Heinlein: Aber könnte es sich für die Wahlen als Fehler erweisen, dass die Grünen nun in die Mitte gerückt sind und damit für das linke Spektrum Platz freigemacht haben, und hier kann die PDS gerade im Osten dann die Wähler abfischen?
Schulz: Wir sind nicht in die Mitte gerückt. Das sind alles solche verschwommenen Floskeln.
Heinlein: Aber zumindest im außen- und sicherheitspolitischen Bereich?
Schulz: Nein. Das sind alles verschwommene geographische Begriffe, was ist die Mitte in einer Gesellschaft und was ist links in einer Gesellschaft. Die Linken sind doch nicht nur gewaltlos gewesen. Da muss ich doch an die eigenen Traditionen von links erinnern. Die Linken haben sich natürlich auch massiv gewehrt, beispielsweise gegen Unterdrückung. Die Geschichte der Linken ist doch nie gewaltlos gelaufen. Es ist doch die Frage, an welcher Stelle Gewalt gerechtfertigt ist, ob sie als Notwehr, als Verteidigung beispielsweise eingesetzt wird, oder ob sie so wie der Staat Gewalt anwendet, um sie als Gegengewalt einzusetzen, um Frieden zu erzwingen, angewandt wird. Das tun wir momentan und wir haben Anerkennung von höchster Stelle bekommen. Kofi Annan, der Generalsekretär der UN, war hier in Deutschland und hat gesagt, diese deutsche Außenpolitik hat Verantwortung für viele, viele Problemfelder in der Welt übernommen.

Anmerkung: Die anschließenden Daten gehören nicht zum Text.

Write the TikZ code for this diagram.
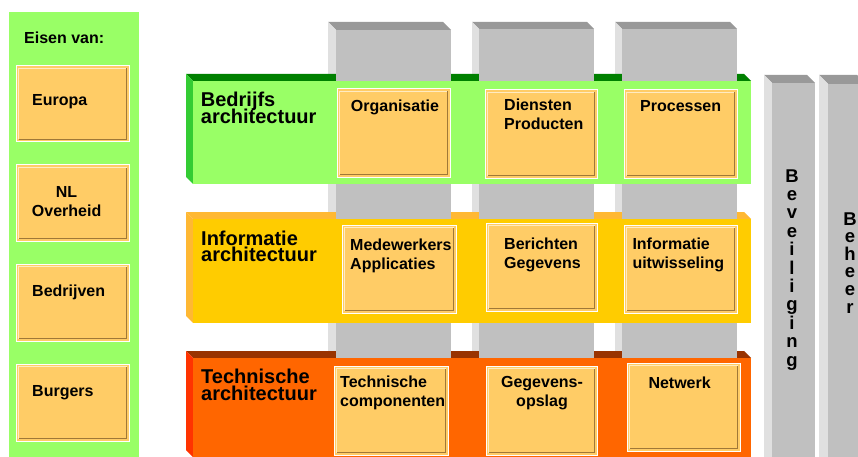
\documentclass[tikz,border=0pt]{standalone}
\usepackage{fontspec}
\setmainfont{Liberation Sans}
\usepackage{tikz}
\setlength{\lineskiplimit}{-20pt}
\definecolor{eisgroen}{HTML}{99FF66}
\definecolor{tegel}{HTML}{FFCC66}
\definecolor{tegellicht}{HTML}{FFEBC2}
\definecolor{tegeldonker}{HTML}{A07838}
\definecolor{kolomvoor}{HTML}{C0C0C0}
\definecolor{kolomzij}{HTML}{E0E0E0}
\definecolor{kolomboven}{HTML}{999999}
\definecolor{groenboven}{HTML}{008000}
\definecolor{groenzij}{HTML}{33CC33}
\definecolor{geelvoor}{HTML}{FFCC00}
\definecolor{geelboven}{HTML}{FFB833}
\definecolor{oranjevoor}{HTML}{FF6600}
\definecolor{oranjeboven}{HTML}{993300}
\definecolor{oranjezij}{HTML}{FF3300}
\tikzset{
  tegeltekst/.style={font=\bfseries\fontsize{16}{19}\selectfont,
    inner sep=0pt, anchor=base west, align=left},
  laagtitel/.style={font=\bfseries\fontsize{20}{16.7}\selectfont,
    inner sep=0pt, anchor=base west, align=left},
  kolomkop/.style={font=\bfseries\fontsize{19.5}{20}\selectfont, inner sep=0pt, anchor=base west},
  staand/.style={font=\bfseries\fontsize{18.5}{18.4}\selectfont,
    inner sep=0pt, anchor=base, align=center}
}
\newcommand\tegelvak[4]{
\fill[tegel] (#1,#2) rectangle (#3,#4);
\draw[white, line width=1pt] (#1,#2) rectangle (#3,#4);
\draw[tegellicht, line width=1pt] ({#1+2.5},{#4-2.5}) |- ({#3-2.5},{#2+2.5});
\draw[tegeldonker, line width=1.2pt] ({#1+2.5},{#4-2.5}) -| ({#3-2.5},{#2+2.5});}
\newcommand\kolom[4]{
\fill[kolomboven] (#1,#4) -- ({#3-#2+#1},#4) -- (#3,{#4+#2-#1}) -- (#2,{#4+#2-#1}) -- cycle;
\fill[kolomzij] (#1,#4) -- (#2,{#4+#2-#1}) -- (#2,457) -- (#1,457) -- cycle;
\fill[kolomvoor] (#2,{#4+#2-#1}) rectangle (#3,457);}
\newcommand\laagboven[2]{
\fill[#2] (186,#1) -- (744,#1) -- (751,{#1+7}) -- (193,{#1+7}) -- cycle;}
\newcommand\laagvoor[4]{
\fill[#3] (186,#1) -- (193,{#1+7}) -- (193,#2) -- (186,{#2-7}) -- cycle;
\fill[#4] (193,{#1+7}) rectangle (751,#2);}

\begin{document}
\begin{tikzpicture}[x=1pt,y=-1pt]
\useasboundingbox (0,0) rectangle (858,457);

\fill[eisgroen] (9,12) rectangle (139,457);
\node[tegeltekst] (eisen) at (24,43.3) {Eisen van:};
\tegelvak{16}{66}{129}{142}
\node[tegeltekst] (europa) at (32,105.3) {Europa};
\tegelvak{16}{165}{129}{241}
\node[tegeltekst, anchor=base, align=center] (overheid) at (66.6,216) {NL\\Overheid};
\tegelvak{16}{264}{129}{341}
\node[tegeltekst] (bedrijven) at (32,296) {Bedrijven};
\tegelvak{16}{364}{129}{441}
\node[tegeltekst] (burgers) at (32,396) {Burgers};

\kolom{328}{336}{451}{22}
\kolom{472}{479}{594}{22}
\kolom{615}{622}{737}{22}
\kolom{764}{772}{815}{75}
\kolom{819}{828}{866}{75}
\node[kolomkop] (wie) at (345.7,54) {Wie?};
\node[kolomkop] (wat) at (489,54) {Wat?};
\node[kolomkop] (hoe) at (632.3,54) {Hoe?};
\node[staand] (beveiliging) at (792,366) {B\\e\\v\\e\\i\\l\\i\\g\\i\\n\\g};
\node[staand, font=\bfseries\fontsize{18.5}{17.6}\selectfont] (beheer) at (850,313) {B\\e\\h\\e\\e\\r};

\laagboven{74}{groenboven}
\laagboven{212}{geelboven}
\laagboven{351}{oranjeboven}
\fill[kolomvoor] (336,30) rectangle (451,457);
\fill[kolomvoor] (479,29) rectangle (594,457);
\fill[kolomvoor] (622,29) rectangle (737,457);
\laagvoor{74}{184}{groenzij}{eisgroen}
\laagvoor{212}{323}{geelboven}{geelvoor}
\laagvoor{351}{457}{oranjezij}{oranjevoor}

\node[laagtitel] (bedrijfs) at (200.7,123.3) {Bedrijfs\\architectuur};
\node[laagtitel] (informatie) at (201,261.7) {Informatie\\architectuur};
\node[laagtitel] (technische) at (201,400) {Technische\\architectuur};

\tegelvak{337}{89}{450}{177}
\node[tegeltekst] (organisatie) at (350.7,111.5) {Organisatie};
\tegelvak{485}{90}{597}{178}
\node[tegeltekst] (diensten) at (504,130) {Diensten\\Producten};
\tegelvak{624}{90}{737}{178}
\node[tegeltekst] (processen) at (640,111.5) {Processen};

\tegelvak{342}{225}{456}{313}
\node[tegeltekst] (medewerkers) at (350,269) {Medewerkers\\Applicaties};
\tegelvak{486}{223}{597}{311}
\node[tegeltekst] (berichten) at (504,268.3) {Berichten\\Gegevens};
\tegelvak{624}{225}{737}{313}
\node[tegeltekst] (uitwisseling) at (632.3,268.3) {Informatie\\uitwisseling};

\tegelvak{334}{366}{448}{455}
\node[tegeltekst] (componenten) at (340,406.7) {Technische\\componenten};
\tegelvak{486}{366}{597}{455}
\node[tegeltekst, anchor=base, align=center] (opslag) at (542,406.7) {Gegevens-\\opslag};
\tegelvak{627}{363}{740}{451}
\node[tegeltekst] (netwerk) at (648.3,388.3) {Netwerk};
\end{tikzpicture}
\end{document}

Wir danken diesem deutschen Volk, die das getan haben, die sich über ihren historischen Schatten hinausbewegt haben und wie gesagt weltweit Verantwortung nehmen und sich an die erste Stelle der Völkergemeinschaft gestellt haben.
Heinlein: Unter dem Strich, Herr Schulz: die Grünen schließen eine Koalition mit der PDS auf Bundesebene nach den Bundestagswahlen kategorisch aus. Das bleibt dabei?
Schulz: Das bleibt dabei, weil die Programme - das sehen Sie ja an Berlin und dem, was die PDS in Rostock beschlossen hat - eigentlich nicht kompatibel sind. Das passt überhaupt nicht zusammen. Ich glaube, dass die PDS auch nicht viel zu Stande bekommen wird. Jedenfalls hat mich das, was sie in Mecklenburg-Vorpommern bisher getan haben, nicht überzeugt, und die Ansätze in Berlin sehen auch nicht gerade so aus, als ob diese Partei eine sozialgerechte Politik auf die Reihe bringen würde.
Heinlein: Werner Schulz von den Grünen heute Morgen hier im Deutschlandfunk. - Herr Schulz, ich danke für das Gespräch und auf Wiederhören nach Berlin!